Start DATA PROVIDED

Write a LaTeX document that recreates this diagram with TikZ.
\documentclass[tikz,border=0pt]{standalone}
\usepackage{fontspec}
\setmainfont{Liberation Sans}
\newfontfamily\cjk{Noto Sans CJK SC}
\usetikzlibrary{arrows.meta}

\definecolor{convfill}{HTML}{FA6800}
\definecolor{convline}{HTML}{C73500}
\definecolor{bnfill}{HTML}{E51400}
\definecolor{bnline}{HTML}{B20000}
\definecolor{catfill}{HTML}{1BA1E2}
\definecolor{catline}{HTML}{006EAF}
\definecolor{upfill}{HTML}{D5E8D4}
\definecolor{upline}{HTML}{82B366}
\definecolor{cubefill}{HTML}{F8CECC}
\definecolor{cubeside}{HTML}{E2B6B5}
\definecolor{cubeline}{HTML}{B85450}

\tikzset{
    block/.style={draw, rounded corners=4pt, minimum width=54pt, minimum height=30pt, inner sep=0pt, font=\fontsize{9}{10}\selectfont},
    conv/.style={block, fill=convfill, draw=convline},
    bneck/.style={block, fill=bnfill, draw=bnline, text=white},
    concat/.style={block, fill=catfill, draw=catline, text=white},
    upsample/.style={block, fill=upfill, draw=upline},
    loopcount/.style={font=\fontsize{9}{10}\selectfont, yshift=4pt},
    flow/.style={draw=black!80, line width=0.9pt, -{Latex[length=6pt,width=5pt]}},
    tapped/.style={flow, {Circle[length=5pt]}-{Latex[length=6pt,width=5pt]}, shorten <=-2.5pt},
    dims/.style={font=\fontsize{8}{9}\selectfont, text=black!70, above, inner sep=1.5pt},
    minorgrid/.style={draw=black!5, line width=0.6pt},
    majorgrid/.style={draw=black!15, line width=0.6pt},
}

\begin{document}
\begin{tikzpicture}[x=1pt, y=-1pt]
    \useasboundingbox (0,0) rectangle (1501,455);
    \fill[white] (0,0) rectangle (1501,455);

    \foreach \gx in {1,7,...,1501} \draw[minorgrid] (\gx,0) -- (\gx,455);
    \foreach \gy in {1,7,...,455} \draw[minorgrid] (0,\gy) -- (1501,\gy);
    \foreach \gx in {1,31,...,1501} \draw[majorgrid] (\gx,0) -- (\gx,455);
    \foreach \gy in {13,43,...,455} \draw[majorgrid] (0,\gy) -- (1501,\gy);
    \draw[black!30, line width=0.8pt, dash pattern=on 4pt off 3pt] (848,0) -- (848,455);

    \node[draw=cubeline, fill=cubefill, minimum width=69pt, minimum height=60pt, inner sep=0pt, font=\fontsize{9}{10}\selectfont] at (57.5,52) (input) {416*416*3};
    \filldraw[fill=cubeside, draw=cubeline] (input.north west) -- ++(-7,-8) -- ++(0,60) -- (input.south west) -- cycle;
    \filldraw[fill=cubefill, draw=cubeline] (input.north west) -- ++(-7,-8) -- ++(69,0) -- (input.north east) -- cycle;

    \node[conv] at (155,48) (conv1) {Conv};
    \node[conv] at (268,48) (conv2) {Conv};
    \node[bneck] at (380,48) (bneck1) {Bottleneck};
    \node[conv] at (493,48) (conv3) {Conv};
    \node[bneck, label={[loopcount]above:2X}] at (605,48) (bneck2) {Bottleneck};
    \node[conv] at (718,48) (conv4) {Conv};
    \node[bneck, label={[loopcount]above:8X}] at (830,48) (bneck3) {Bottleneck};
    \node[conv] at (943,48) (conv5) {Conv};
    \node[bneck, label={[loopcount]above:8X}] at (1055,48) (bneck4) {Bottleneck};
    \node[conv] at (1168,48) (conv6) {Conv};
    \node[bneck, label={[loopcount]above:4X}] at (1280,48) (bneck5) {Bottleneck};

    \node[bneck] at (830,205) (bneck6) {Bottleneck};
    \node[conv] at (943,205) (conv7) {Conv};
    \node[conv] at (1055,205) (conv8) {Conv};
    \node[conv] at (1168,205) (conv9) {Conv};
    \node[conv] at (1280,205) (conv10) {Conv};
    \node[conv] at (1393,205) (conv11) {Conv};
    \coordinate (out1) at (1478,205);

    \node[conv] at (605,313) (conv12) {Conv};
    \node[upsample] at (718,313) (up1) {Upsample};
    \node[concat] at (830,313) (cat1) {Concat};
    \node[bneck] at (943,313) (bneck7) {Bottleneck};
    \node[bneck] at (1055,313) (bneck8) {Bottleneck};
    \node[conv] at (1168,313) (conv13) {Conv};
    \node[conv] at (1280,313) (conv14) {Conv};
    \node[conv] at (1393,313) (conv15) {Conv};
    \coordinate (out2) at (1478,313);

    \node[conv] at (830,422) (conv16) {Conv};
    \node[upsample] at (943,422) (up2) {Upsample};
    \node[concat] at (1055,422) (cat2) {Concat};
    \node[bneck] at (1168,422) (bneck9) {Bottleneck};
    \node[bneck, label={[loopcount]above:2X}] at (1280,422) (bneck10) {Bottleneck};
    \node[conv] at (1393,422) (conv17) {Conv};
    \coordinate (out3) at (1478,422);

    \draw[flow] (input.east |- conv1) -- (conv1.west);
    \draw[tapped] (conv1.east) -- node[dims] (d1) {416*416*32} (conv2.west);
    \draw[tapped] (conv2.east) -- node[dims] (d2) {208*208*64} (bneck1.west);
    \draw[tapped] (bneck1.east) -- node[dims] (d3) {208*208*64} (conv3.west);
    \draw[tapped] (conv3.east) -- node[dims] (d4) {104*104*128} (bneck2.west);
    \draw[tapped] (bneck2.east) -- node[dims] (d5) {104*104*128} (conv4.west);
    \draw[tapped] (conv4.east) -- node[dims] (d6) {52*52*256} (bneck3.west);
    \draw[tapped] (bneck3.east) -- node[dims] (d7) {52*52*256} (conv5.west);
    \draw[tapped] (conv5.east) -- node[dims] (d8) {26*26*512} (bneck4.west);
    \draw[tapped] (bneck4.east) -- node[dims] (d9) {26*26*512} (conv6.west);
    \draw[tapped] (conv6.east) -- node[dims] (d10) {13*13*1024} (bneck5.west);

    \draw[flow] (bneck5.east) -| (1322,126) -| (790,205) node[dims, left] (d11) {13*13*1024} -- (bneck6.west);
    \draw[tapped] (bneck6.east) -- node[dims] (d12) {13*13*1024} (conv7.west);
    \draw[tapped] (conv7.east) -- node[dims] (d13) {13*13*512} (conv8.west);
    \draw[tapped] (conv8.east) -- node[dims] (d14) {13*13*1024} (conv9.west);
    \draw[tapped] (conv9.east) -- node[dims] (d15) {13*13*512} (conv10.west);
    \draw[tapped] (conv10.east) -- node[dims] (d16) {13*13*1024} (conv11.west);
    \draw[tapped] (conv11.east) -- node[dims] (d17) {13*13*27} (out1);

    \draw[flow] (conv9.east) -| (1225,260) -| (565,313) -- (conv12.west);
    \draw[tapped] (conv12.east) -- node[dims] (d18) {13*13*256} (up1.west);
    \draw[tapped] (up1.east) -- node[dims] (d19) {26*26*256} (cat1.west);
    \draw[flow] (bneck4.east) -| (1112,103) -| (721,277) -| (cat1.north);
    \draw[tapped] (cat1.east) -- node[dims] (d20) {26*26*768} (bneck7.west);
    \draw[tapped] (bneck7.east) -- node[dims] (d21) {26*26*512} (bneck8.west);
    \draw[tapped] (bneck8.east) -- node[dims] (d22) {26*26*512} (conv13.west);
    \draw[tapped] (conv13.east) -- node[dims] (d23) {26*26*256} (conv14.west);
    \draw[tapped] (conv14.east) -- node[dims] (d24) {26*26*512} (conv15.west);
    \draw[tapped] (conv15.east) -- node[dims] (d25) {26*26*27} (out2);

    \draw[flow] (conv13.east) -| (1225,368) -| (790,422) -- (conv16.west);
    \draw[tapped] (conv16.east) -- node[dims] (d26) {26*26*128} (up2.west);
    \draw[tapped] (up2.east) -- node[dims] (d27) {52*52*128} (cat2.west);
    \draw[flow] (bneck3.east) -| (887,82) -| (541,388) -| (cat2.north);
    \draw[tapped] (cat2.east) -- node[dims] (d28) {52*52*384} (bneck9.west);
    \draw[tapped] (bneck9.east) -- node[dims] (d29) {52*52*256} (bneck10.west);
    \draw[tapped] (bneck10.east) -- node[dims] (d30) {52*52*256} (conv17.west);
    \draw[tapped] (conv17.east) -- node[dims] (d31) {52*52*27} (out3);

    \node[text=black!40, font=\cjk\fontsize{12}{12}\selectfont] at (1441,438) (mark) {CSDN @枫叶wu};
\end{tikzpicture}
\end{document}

End DATA PROVIDED

◆ TASK STATEMENT:
Lines from the beginning of the data above through the line containing "(848,0) -- (848,455);" are to be returned exactly, and no others.

◆ SOLUTION FOR THIS TASK:
Write a LaTeX document that recreates this diagram with TikZ.
\documentclass[tikz,border=0pt]{standalone}
\usepackage{fontspec}
\setmainfont{Liberation Sans}
\newfontfamily\cjk{Noto Sans CJK SC}
\usetikzlibrary{arrows.meta}

\definecolor{convfill}{HTML}{FA6800}
\definecolor{convline}{HTML}{C73500}
\definecolor{bnfill}{HTML}{E51400}
\definecolor{bnline}{HTML}{B20000}
\definecolor{catfill}{HTML}{1BA1E2}
\definecolor{catline}{HTML}{006EAF}
\definecolor{upfill}{HTML}{D5E8D4}
\definecolor{upline}{HTML}{82B366}
\definecolor{cubefill}{HTML}{F8CECC}
\definecolor{cubeside}{HTML}{E2B6B5}
\definecolor{cubeline}{HTML}{B85450}

\tikzset{
    block/.style={draw, rounded corners=4pt, minimum width=54pt, minimum height=30pt, inner sep=0pt, font=\fontsize{9}{10}\selectfont},
    conv/.style={block, fill=convfill, draw=convline},
    bneck/.style={block, fill=bnfill, draw=bnline, text=white},
    concat/.style={block, fill=catfill, draw=catline, text=white},
    upsample/.style={block, fill=upfill, draw=upline},
    loopcount/.style={font=\fontsize{9}{10}\selectfont, yshift=4pt},
    flow/.style={draw=black!80, line width=0.9pt, -{Latex[length=6pt,width=5pt]}},
    tapped/.style={flow, {Circle[length=5pt]}-{Latex[length=6pt,width=5pt]}, shorten <=-2.5pt},
    dims/.style={font=\fontsize{8}{9}\selectfont, text=black!70, above, inner sep=1.5pt},
    minorgrid/.style={draw=black!5, line width=0.6pt},
    majorgrid/.style={draw=black!15, line width=0.6pt},
}

\begin{document}
\begin{tikzpicture}[x=1pt, y=-1pt]
    \useasboundingbox (0,0) rectangle (1501,455);
    \fill[white] (0,0) rectangle (1501,455);

    \foreach \gx in {1,7,...,1501} \draw[minorgrid] (\gx,0) -- (\gx,455);
    \foreach \gy in {1,7,...,455} \draw[minorgrid] (0,\gy) -- (1501,\gy);
    \foreach \gx in {1,31,...,1501} \draw[majorgrid] (\gx,0) -- (\gx,455);
    \foreach \gy in {13,43,...,455} \draw[majorgrid] (0,\gy) -- (1501,\gy);
    \draw[black!30, line width=0.8pt, dash pattern=on 4pt off 3pt] (848,0) -- (848,455);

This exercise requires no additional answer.